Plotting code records
★ ★ ★ ★ ★ ★ ★
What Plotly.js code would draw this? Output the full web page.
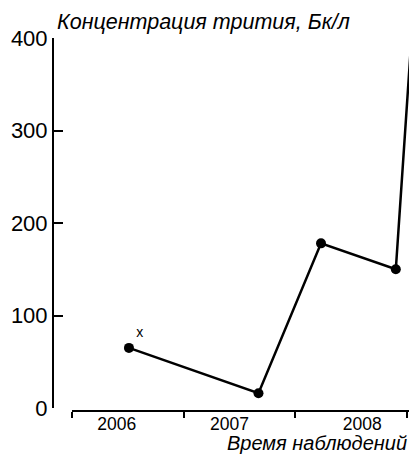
<!DOCTYPE html>
<html>
<head>
<meta charset="utf-8">
<script src="https://cdn.plot.ly/plotly-3.0.1.min.js"></script>
<style>html,body{margin:0;padding:0;background:#fff;}#chart{width:409px;height:454px;}</style>
</head>
<body>
<div id="chart"></div>
<script>
// Observation times (fractional years) and tritium concentration, Bq/L
const obsTime = [2006.51, 2007.67, 2008.23, 2008.90, 2009.06];
const tritium = [65, 16, 178, 150, 436];
const pointNotes = ['x', '', '', '', ''];
// Year boundaries (ticks) and year labels
const yearBounds = [2006, 2007, 2008, 2009];
const yearLabelPos = [2006.40, 2007.41, 2008.60];
const yearLabels = ['2006', '2007', '2008'];
const yTicks = [0, 100, 200, 300, 400];

const font = 'Liberation Sans, Arial, sans-serif';

const trace = {
  x: obsTime, y: tritium, type: 'scatter', mode: 'lines+markers+text',
  line: {color: '#000', width: 2.5},
  marker: {color: '#000', size: 10},
  text: pointNotes, textposition: 'top right',
  textfont: {family: font, size: 14, color: '#000'},
  cliponaxis: true,
  hoverinfo: 'skip', showlegend: false
};

const layout = {
  width: 409, height: 454,
  margin: {l: 53, r: 0, t: 38, b: 43},
  paper_bgcolor: '#fff', plot_bgcolor: '#fff',
  showlegend: false,
  title: {
    text: 'Концентрация трития, Бк/л',
    font: {family: font, size: 21.5, style: 'italic', color: '#000'},
    x: 57/409, xanchor: 'left', xref: 'container',
    y: 1 - 21/454, yanchor: 'middle', yref: 'container'
  },
  xaxis: {
    domain: [19/356, 1], anchor: 'free', position: 0,
    range: [2006, 2009.018], type: 'linear',
    showgrid: false, zeroline: false,
    showline: true, linecolor: '#000', linewidth: 2,
    tickmode: 'array', tickvals: yearBounds, ticktext: yearBounds.map(() => ''),
    ticks: 'outside', ticklen: 6, tickwidth: 2, tickcolor: '#000'
  },
  xaxis2: {
    domain: [19/356, 1], anchor: 'free', position: 0, overlaying: 'x', matches: 'x',
    range: [2006, 2009.018], type: 'linear',
    showgrid: false, zeroline: false, showline: false,
    tickmode: 'array', tickvals: yearLabelPos, ticktext: yearLabels,
    ticks: '', ticklabelstandoff: 0,
    tickfont: {family: font, size: 17.5, color: '#000'}
  },
  yaxis: {
    domain: [3/373, 1], anchor: 'free', position: 0,
    range: [0, 400], showgrid: false, zeroline: false,
    showline: true, linecolor: '#000', linewidth: 2,
    tickmode: 'array', tickvals: yTicks,
    ticks: 'inside', ticklen: 9, tickwidth: 2, tickcolor: '#000',
    ticklabelstandoff: 0,
    tickfont: {family: font, size: 22, color: '#000'}
  },
  annotations: [{
    text: 'Время наблюдений', xref: 'paper', yref: 'paper',
    x: 1, xanchor: 'right', y: -32/373, yanchor: 'middle', showarrow: false,
    font: {family: font, size: 20, style: 'italic', color: '#000'}
  }]
};

const dummy = {x: [2006.5], y: [0], xaxis: 'x2', type: 'scatter', mode: 'markers',
  marker: {opacity: 0}, hoverinfo: 'skip', showlegend: false};

Plotly.newPlot('chart', [trace, dummy], layout, {displayModeBar: false, staticPlot: true});
</script>
</body>
</html>
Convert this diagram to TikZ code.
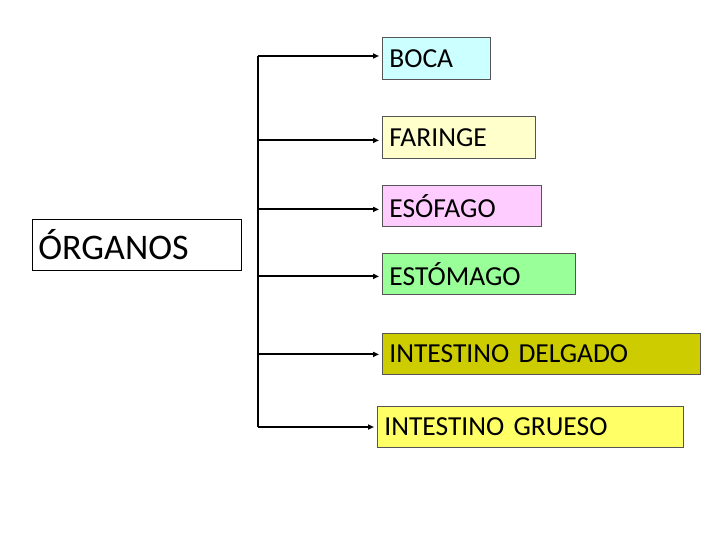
★ ★ ★ ★ ★ ★ ★
Each record should be quoted exactly, with the images omitted.

## RESULT OF THIS TASK:
What Plotly.js code would draw this? Output the full web page.
<!DOCTYPE html>
<html>
<head>
<meta charset="utf-8">
<script src="https://cdn.plot.ly/plotly-3.0.1.min.js"></script>
<style>html,body{margin:0;padding:0;background:#fff;}#chart{width:409px;height:454px;}</style>
</head>
<body>
<div id="chart"></div>
<script>
// Observation times (fractional years) and tritium concentration, Bq/L
const obsTime = [2006.51, 2007.67, 2008.23, 2008.90, 2009.06];
const tritium = [65, 16, 178, 150, 436];
const pointNotes = ['x', '', '', '', ''];
// Year boundaries (ticks) and year labels
const yearBounds = [2006, 2007, 2008, 2009];
const yearLabelPos = [2006.40, 2007.41, 2008.60];
const yearLabels = ['2006', '2007', '2008'];
const yTicks = [0, 100, 200, 300, 400];

const font = 'Liberation Sans, Arial, sans-serif';

const trace = {
  x: obsTime, y: tritium, type: 'scatter', mode: 'lines+markers+text',
  line: {color: '#000', width: 2.5},
  marker: {color: '#000', size: 10},
  text: pointNotes, textposition: 'top right',
  textfont: {family: font, size: 14, color: '#000'},
  cliponaxis: true,
  hoverinfo: 'skip', showlegend: false
};

const layout = {
  width: 409, height: 454,
  margin: {l: 53, r: 0, t: 38, b: 43},
  paper_bgcolor: '#fff', plot_bgcolor: '#fff',
  showlegend: false,
  title: {
    text: 'Концентрация трития, Бк/л',
    font: {family: font, size: 21.5, style: 'italic', color: '#000'},
    x: 57/409, xanchor: 'left', xref: 'container',
    y: 1 - 21/454, yanchor: 'middle', yref: 'container'
  },
  xaxis: {
    domain: [19/356, 1], anchor: 'free', position: 0,
    range: [2006, 2009.018], type: 'linear',
    showgrid: false, zeroline: false,
    showline: true, linecolor: '#000', linewidth: 2,
    tickmode: 'array', tickvals: yearBounds, ticktext: yearBounds.map(() => ''),
    ticks: 'outside', ticklen: 6, tickwidth: 2, tickcolor: '#000'
  },
  xaxis2: {
    domain: [19/356, 1], anchor: 'free', position: 0, overlaying: 'x', matches: 'x',
    range: [2006, 2009.018], type: 'linear',
    showgrid: false, zeroline: false, showline: false,
    tickmode: 'array', tickvals: yearLabelPos, ticktext: yearLabels,
    ticks: '', ticklabelstandoff: 0,
    tickfont: {family: font, size: 17.5, color: '#000'}
  },
  yaxis: {
    domain: [3/373, 1], anchor: 'free', position: 0,
    range: [0, 400], showgrid: false, zeroline: false,
    showline: true, linecolor: '#000', linewidth: 2,
    tickmode: 'array', tickvals: yTicks,
    ticks: 'inside', ticklen: 9, tickwidth: 2, tickcolor: '#000',
    ticklabelstandoff: 0,
    tickfont: {family: font, size: 22, color: '#000'}
  },
  annotations: [{
    text: 'Время наблюдений', xref: 'paper', yref: 'paper',
    x: 1, xanchor: 'right', y: -32/373, yanchor: 'middle', showarrow: false,
    font: {family: font, size: 20, style: 'italic', color: '#000'}
  }]
};

const dummy = {x: [2006.5], y: [0], xaxis: 'x2', type: 'scatter', mode: 'markers',
  marker: {opacity: 0}, hoverinfo: 'skip', showlegend: false};

Plotly.newPlot('chart', [trace, dummy], layout, {displayModeBar: false, staticPlot: true});
</script>
</body>
</html>
Convert this diagram to TikZ code.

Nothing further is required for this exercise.